Be Honest About Your Tolerance for Tinkering:
Do you want a tool that "just works" with guided software, or are you comfortable calibrating optics, adjusting focus manually, and troubleshooting open-source software (like LightBurn)? The Aura is heavily optimized for the former. If you're the latter, you might find it restrictive. Personally, I prefer the plug-and-play approach for a business tool where time is money—but that's a judgment call.
Final Verdict:
If you checked mostly "Scenario A/B" boxes, the Glowforge Aura is a compelling, professional-grade craft laser cutter that can elevate your quality and output. It brings industrial-like precision to a desktop format (thankfully).

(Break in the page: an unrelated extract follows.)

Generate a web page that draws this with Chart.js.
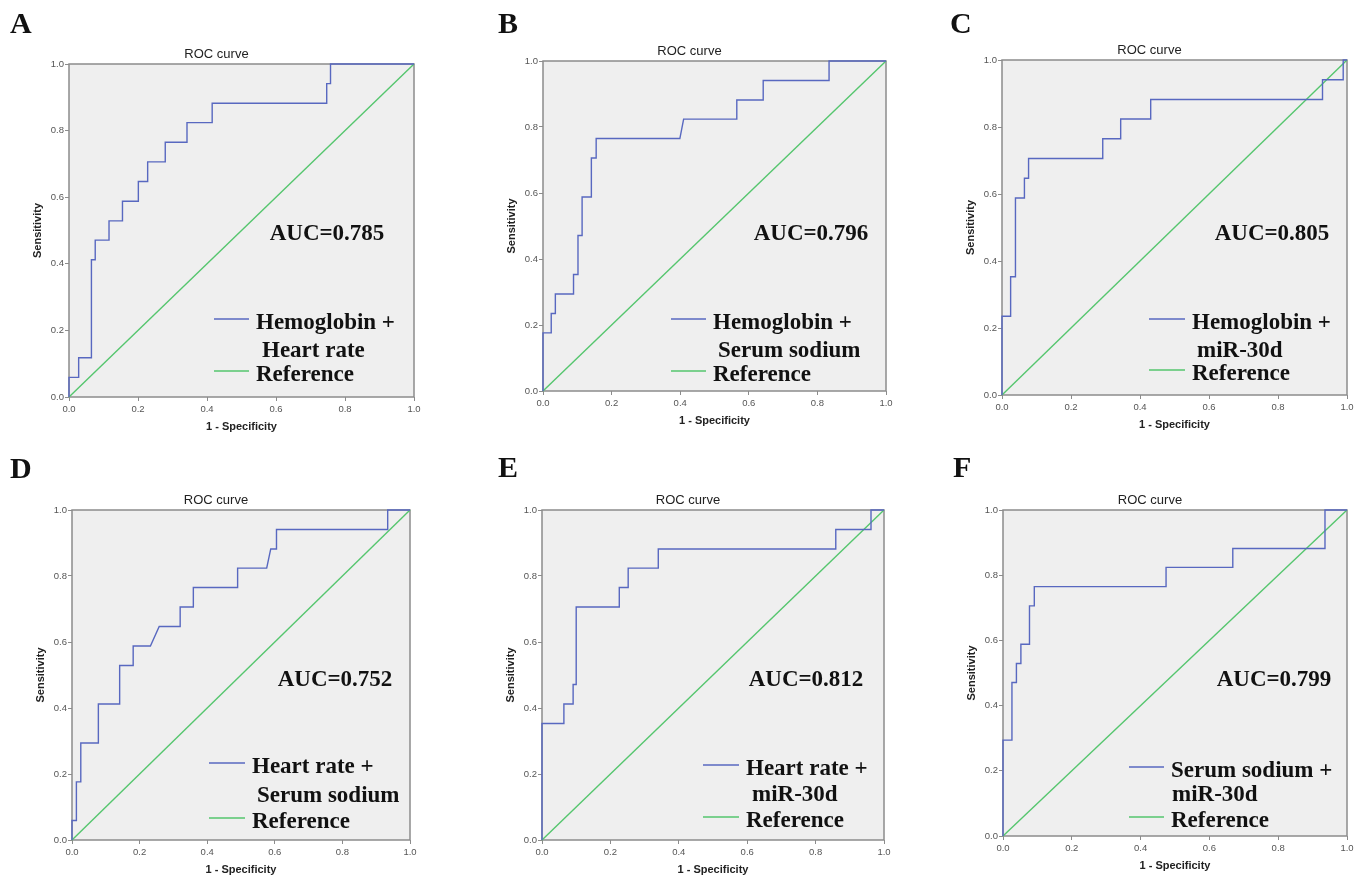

If you checked "Scenario C" boxes, you're probably comparing it to more powerful (and larger, more expensive) machines like some from Trotec or Epilog, or even CNC routers. That's a sign to keep looking. Investing in the wrong capability is a classic specification error. Cost me a $2,200 redo once on a different equipment purchase.
In my opinion, the Aura’s biggest strength is knowing what it is and serving that user exceptionally well. Its potential weakness is a buyer expecting it to be something it’s not. Define your scenario first, and the choice becomes much clearer.